Large language models for extracting histopathologic diagnoses of colorectal cancer and dysplasia from electronic health records

PMID: 40313292
Source: medRxiv
Publication date: 2025-05-02
Year: 2025

Abstract

BACKGROUND: Accurate data resources are essential for impactful medical research, but available structured datasets are often incomplete or inaccurate. Recent advances in open-weight large language models (LLMs) enable more accurate data extraction from unstructured text in electronic health records (EHRs) but have not yet been thoroughly validated for challenging diagnoses such as inflammatory bowel disease (IBD)-related neoplasia. OBJECTIVE: Create a validated approach using LLMs for identifying histopathologic diagnoses in pathology reports from the nationwide Veterans Health Administration database, including patients with genotype data within the Million Veteran Program (MVP) biobank. DESIGN: Our approach utilizes simple 'yes/no' question prompts for following phenotypes of interest: any colorectal dysplasia, high-grade dysplasia and/or colorectal adenocarcinoma (HGD/CRC), and invasive CRC. We validated the method on diagnostic tasks by applying prompts to reports from patients with IBD (and validated separately in non-IBD) and calculated F-1 scores as a balanced accuracy measure.

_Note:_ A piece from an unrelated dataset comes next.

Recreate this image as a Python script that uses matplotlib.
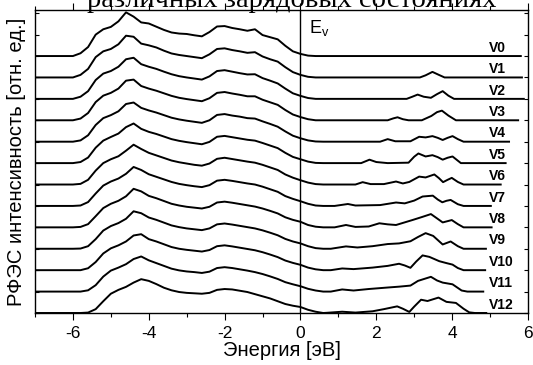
import matplotlib
matplotlib.use('Agg')
import matplotlib.pyplot as plt
import numpy as np

# Valence band part, common energy grid (eV)
vb_energy = [-6.2, -6.0, -5.8, -5.6, -5.4, -5.2, -5.0, -4.8, -4.6, -4.4, -4.2, -4.0,
             -3.8, -3.6, -3.4, -3.2, -3.0, -2.8, -2.6, -2.4, -2.2, -2.0, -1.8, -1.6,
             -1.4, -1.2, -1.0, -0.8, -0.6, -0.4, -0.2, 0.0, 0.2, 0.4, 0.6]

vb_intensity = [
    [0, 0, 0.13, 0.42, 1.00, 1.25, 1.36, 1.62, 2.04, 1.84, 1.57, 1.52, 1.37, 1.22, 1.10, 1.05, 1.03, 0.97, 0.92, 1.12, 1.38, 1.40, 1.31, 1.25, 1.18, 1.25, 0.98, 0.88, 0.78, 0.48, 0.22, 0.10, 0.02, 0, 0],
    [0, 0, 0.12, 0.40, 0.95, 1.22, 1.33, 1.55, 1.95, 1.90, 1.58, 1.50, 1.40, 1.25, 1.12, 1.05, 1.00, 0.95, 0.90, 1.08, 1.33, 1.36, 1.28, 1.22, 1.15, 1.18, 0.98, 0.85, 0.74, 0.48, 0.25, 0.12, 0.03, 0, 0],
    [0, 0, 0.10, 0.36, 0.88, 1.18, 1.30, 1.50, 1.85, 1.92, 1.62, 1.50, 1.40, 1.27, 1.15, 1.06, 1.00, 0.95, 0.90, 1.05, 1.30, 1.34, 1.27, 1.20, 1.14, 1.15, 0.97, 0.85, 0.72, 0.48, 0.26, 0.14, 0.04, 0, 0],
    [0, 0, 0.08, 0.34, 0.85, 1.15, 1.28, 1.48, 1.85, 1.90, 1.60, 1.48, 1.38, 1.26, 1.14, 1.05, 0.99, 0.94, 0.89, 1.03, 1.28, 1.32, 1.25, 1.19, 1.12, 1.12, 0.96, 0.84, 0.72, 0.48, 0.27, 0.15, 0.05, 0, 0],
    [0, 0, 0.06, 0.30, 0.78, 1.10, 1.24, 1.42, 1.76, 1.83, 1.58, 1.46, 1.36, 1.24, 1.12, 1.04, 0.98, 0.93, 0.88, 1.00, 1.25, 1.29, 1.22, 1.17, 1.10, 1.08, 0.95, 0.83, 0.70, 0.48, 0.28, 0.16, 0.06, 0.01, 0],
    [0, 0, 0.05, 0.26, 0.72, 1.05, 1.22, 1.38, 1.68, 1.85, 1.60, 1.46, 1.36, 1.24, 1.12, 1.04, 0.98, 0.93, 0.88, 0.99, 1.23, 1.27, 1.21, 1.15, 1.09, 1.05, 0.94, 0.82, 0.70, 0.48, 0.29, 0.18, 0.07, 0.01, 0],
    [0, 0, 0.03, 0.22, 0.65, 1.00, 1.18, 1.32, 1.58, 1.86, 1.66, 1.48, 1.36, 1.24, 1.12, 1.04, 0.98, 0.92, 0.88, 0.98, 1.20, 1.25, 1.19, 1.13, 1.07, 1.02, 0.92, 0.80, 0.68, 0.47, 0.32, 0.20, 0.09, 0.02, 0],
    [0, 0, 0.02, 0.18, 0.58, 0.95, 1.14, 1.28, 1.50, 1.82, 1.68, 1.48, 1.36, 1.24, 1.12, 1.03, 0.97, 0.92, 0.88, 0.97, 1.18, 1.22, 1.17, 1.11, 1.05, 1.00, 0.90, 0.78, 0.66, 0.46, 0.33, 0.22, 0.10, 0.02, 0],
    [0, 0, 0.02, 0.15, 0.52, 0.90, 1.10, 1.24, 1.45, 1.80, 1.68, 1.47, 1.36, 1.23, 1.10, 1.02, 0.96, 0.92, 0.88, 0.96, 1.16, 1.20, 1.15, 1.09, 1.03, 0.97, 0.88, 0.77, 0.65, 0.47, 0.35, 0.26, 0.11, 0.03, 0],
    [0, 0, 0.01, 0.12, 0.45, 0.85, 1.06, 1.20, 1.40, 1.75, 1.66, 1.46, 1.35, 1.22, 1.09, 1.01, 0.95, 0.91, 0.87, 0.95, 1.14, 1.18, 1.13, 1.07, 1.01, 0.95, 0.86, 0.75, 0.63, 0.46, 0.34, 0.25, 0.12, 0.03, 0],
    [0, 0, 0, 0.09, 0.38, 0.78, 1.02, 1.16, 1.34, 1.62, 1.68, 1.45, 1.34, 1.21, 1.08, 1.00, 0.95, 0.91, 0.87, 0.94, 1.12, 1.16, 1.11, 1.05, 0.99, 0.93, 0.84, 0.73, 0.61, 0.45, 0.34, 0.25, 0.12, 0.04, 0],
    [0, 0, 0, 0.06, 0.30, 0.70, 0.98, 1.12, 1.28, 1.52, 1.64, 1.46, 1.33, 1.20, 1.07, 0.99, 0.94, 0.91, 0.87, 0.93, 1.10, 1.14, 1.10, 1.04, 0.98, 0.91, 0.82, 0.71, 0.59, 0.44, 0.34, 0.25, 0.13, 0.05, 0],
    [0, 0, 0, 0.02, 0.18, 0.55, 0.90, 1.08, 1.22, 1.42, 1.58, 1.50, 1.35, 1.18, 1.06, 0.98, 0.94, 0.92, 0.90, 0.94, 1.08, 1.12, 1.10, 1.04, 0.98, 0.88, 0.78, 0.68, 0.55, 0.42, 0.34, 0.28, 0.15, 0.06, 0],
]

# Gap states, read node by node for each charge state
gap_energy = [
    [],
    [3.15, 3.3, 3.48, 3.65, 3.8],
    [2.8, 2.95, 3.09, 3.25, 3.44, 3.6, 3.75, 3.9, 4.05],
    [2.3, 2.45, 2.56, 2.7, 2.85, 3.2, 3.45, 3.6, 3.73, 3.9, 4.1],
    [2.1, 2.3, 2.5, 2.9, 3.13, 3.3, 3.48, 3.62, 3.75, 3.88, 4.01, 4.15, 4.3],
    [1.6, 1.82, 2.0, 2.3, 2.85, 3.0, 3.11, 3.3, 3.48, 3.62, 3.75, 3.88, 4.01, 4.23],
    [1.45, 1.64, 1.85, 2.2, 2.52, 2.7, 2.87, 3.13, 3.3, 3.53, 3.65, 3.76, 3.88, 3.99, 4.15, 4.3],
    [0.9, 1.25, 1.45, 2.1, 2.52, 2.75, 3.0, 3.22, 3.49, 3.62, 3.74, 3.85, 3.96, 4.15, 4.3],
    [0.9, 1.2, 1.45, 1.8, 2.08, 2.3, 2.52, 2.95, 3.2, 3.44, 3.6, 3.75, 3.99, 4.15, 4.3],
    [0.8, 1.2, 1.5, 1.9, 2.3, 2.6, 2.9, 3.1, 3.3, 3.5, 3.75, 3.96, 4.15, 4.3],
    [0.8, 1.1, 1.4, 1.9, 2.3, 2.6, 2.75, 2.9, 3.05, 3.22, 3.4, 3.66, 3.85, 4.01, 4.15, 4.3],
    [0.8, 1.1, 1.4, 1.8, 2.3, 2.6, 2.9, 3.1, 3.44, 3.6, 3.75, 4.01, 4.25, 4.4],
    [0.7, 1.1, 1.45, 1.9, 2.2, 2.55, 2.7, 2.87, 3.0, 3.18, 3.35, 3.64, 3.85, 4.1, 4.3, 4.45, 4.6],
]
gap_intensity = [
    [],
    [0, 0.10, 0.26, 0.12, 0],
    [0, 0.10, 0.20, 0.10, 0.05, 0.22, 0.36, 0.15, 0],
    [0, 0.09, 0.14, 0.05, 0, 0, 0.20, 0.38, 0.45, 0.22, 0],
    [0, 0.12, 0.02, 0.02, 0.23, 0.20, 0.26, 0.18, 0.08, 0.18, 0.26, 0.12, 0],
    [0, 0.16, 0.05, 0, 0.02, 0.30, 0.45, 0.31, 0.37, 0.28, 0.16, 0.25, 0.31, 0],
    [0, 0.11, 0.02, 0.02, 0.14, 0.05, 0.12, 0.37, 0.33, 0.47, 0.30, 0.11, 0.22, 0.31, 0.12, 0],
    [0, 0.09, 0.02, 0.04, 0.16, 0.12, 0.25, 0.44, 0.48, 0.30, 0.17, 0.24, 0.28, 0.08, 0],
    [0, 0.11, 0.02, 0.04, 0.19, 0.14, 0.11, 0.34, 0.48, 0.62, 0.42, 0.23, 0.34, 0.15, 0],
    [0, 0.11, 0.06, 0.12, 0.22, 0.25, 0.35, 0.55, 0.73, 0.60, 0.20, 0.34, 0.12, 0],
    [0, 0.08, 0.05, 0.12, 0.20, 0.30, 0.22, 0.11, 0.40, 0.69, 0.62, 0.42, 0.33, 0.26, 0.10, 0],
    [0, 0.10, 0.05, 0.12, 0.19, 0.23, 0.28, 0.50, 0.69, 0.52, 0.42, 0.34, 0.05, 0],
    [0.01, 0.06, 0.02, 0.08, 0.18, 0.31, 0.20, 0.05, 0.30, 0.62, 0.56, 0.72, 0.52, 0.47, 0.20, 0.03, 0],
]

# Right end of each trace
trace_end = [5.81, 5.84, 5.89, 5.74, 5.50, 5.41, 5.28, 5.02, 5.04, 4.89, 4.87, 4.82, 4.90]
labels = ['V{}'.format(i) for i in range(13)]


if __name__ == '__main__':

    plt.rcParams['font.family'] = ['Liberation Sans', 'DejaVu Sans']
    plt.rcParams['mathtext.default'] = 'regular'
    plt.rcParams['axes.unicode_minus'] = False

    fig = plt.figure(figsize=(5.33, 3.65), dpi=100)
    ax = fig.add_axes([35 / 533, 52 / 365, 493 / 533, 303 / 365])

    n = len(labels)
    for i in range(n):
        offset = n - 1 - i
        x = [-7.0] + vb_energy + gap_energy[i] + [trace_end[i]]
        y = [0] + vb_intensity[i] + gap_intensity[i] + [0]
        ax.plot(x, np.array(y) + offset, color='black', lw=1.4,
                solid_joinstyle='round')
        ax.text(4.97, offset + 0.06, labels[i], fontsize=10,
                fontweight='bold', ha='left', va='bottom')

    ax.axvline(0, color='black', lw=1.0)
    ax.text(0.22, 12.85, 'E$_v$', fontsize=13, ha='left', va='bottom')

    ax.set_xlim(-7, 6)
    ax.set_ylim(0, 14.15)
    ax.set_xticks(np.arange(-6, 7, 2))
    ax.set_xticks(np.arange(-7, 7, 1), minor=True)
    ax.set_yticks(np.arange(0, 15, 1))
    ax.set_yticklabels([])
    ax.tick_params(axis='x', which='major', direction='out', length=5,
                   labelsize=12.5, top=True, width=0.8, pad=4)
    ax.tick_params(axis='x', which='minor', direction='out', length=3,
                   top=True, width=0.8)
    ax.tick_params(axis='y', direction='in', length=3, right=True, width=0.8)
    for spine in ax.spines.values():
        spine.set_linewidth(1.0)

    ax.set_xlabel('Энергия [эВ]', fontsize=14.5, labelpad=0)
    ax.set_ylabel('РФЭС интенсивность [отн. ед.]', fontsize=14.5, labelpad=3)

    # Title line, cut off by the top of the image
    fig.text(0.548, 1 - 7 / 365, 'различных зарядовых состояниях',
             family='Liberation Serif', fontsize=20.5, ha='center',
             va='baseline')

    plt.savefig('out.png', dpi=100)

RESULTS: In patients with IBD in MVP, we achieved F1-scores of 96.1% (95% CI 92.5-99.4%) for identifying dysplasia, 93.7% (88.2-98.4%) for identifying HGD/CRC, and 98% (96.3-99.4%) for identifying CRC. In patients without IBD in MVP, we achieved F1-scores of 99.2% (98.2-100%) for identifying any colorectal dysplasia, 96.5% (93.0-99.2%) for identifying HGD/CRC, and 95% (92.8-97.2%) for identifying CRC using LLM Gemma-2. CONCLUSION: LLMs provided excellent accuracy in extracting the diagnoses of interest from EHRs. Our validated methods generalized to unstructured pathology notes, even withstanding challenges of resource-limited computing environments. This may therefore be a promising approach for other clinical phenotypes given the minimal human-led development required.